A theory can only be corroborated by the evidence when the negation of that evidence would falsify the theory. That is, the evidence must represent a test of the theory, and a test requires the possibility of failure. Tautologies and metaphysical hypotheses, then, are uncorroborable, since they cannot be falsified in principle.
Is Popper’s corroboration merely inductive support in disguise? No.
Consider the sunrise. My evidence of the sunrise each past morning corroborates my hypothesis that the sunrise will occur every morning, because if the sun had not risen on any of these days, then my hypothesis would be falsified. Every morning is a fresh test of my hypothesis. So far it has passed, and each further success corroborates my hypothesis a little more.
However, what about my expectation that the sun will rise tomorrow morning? Is this corroborated by evidence of sunrises in the past? That is, had the sun not risen on any previous day, would it contradict the claim that the sun will rise tomorrow morning? No. Evidence of past sunrises does not corroborate expectations of future sunrises, even though it does corroborate the general hypothesis that the sun will rise every morning.
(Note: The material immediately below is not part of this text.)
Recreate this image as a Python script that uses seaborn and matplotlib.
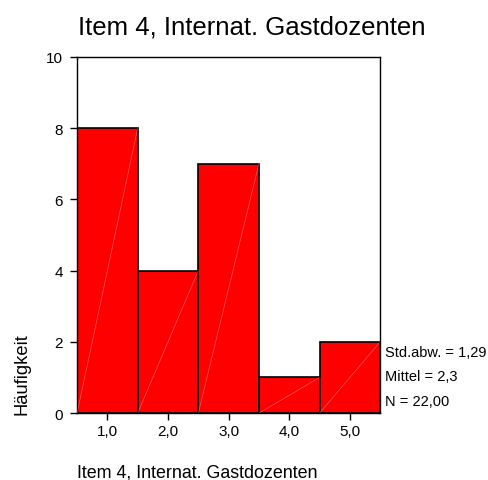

The confusion stems from a fallacy of decomposition. That is, supposing what is true for the whole (sunrises in general) is true for its constituent parts (particular sunrises). In this case, while a theory may be highly corroborated, it does not follow that its logical consequences are also highly corroborated.
In other words, corroboration is not transmissible from premises to conclusion in a valid argument. In particular, evidence that corroborates a theory doesn’t also corroborate predictions derived from the theory. Corroboration is not ampliative; it’s more like a scorecard. That is, it’s just a measure of past performance and doesn’t entail anything about future success. Popper said this explicitly.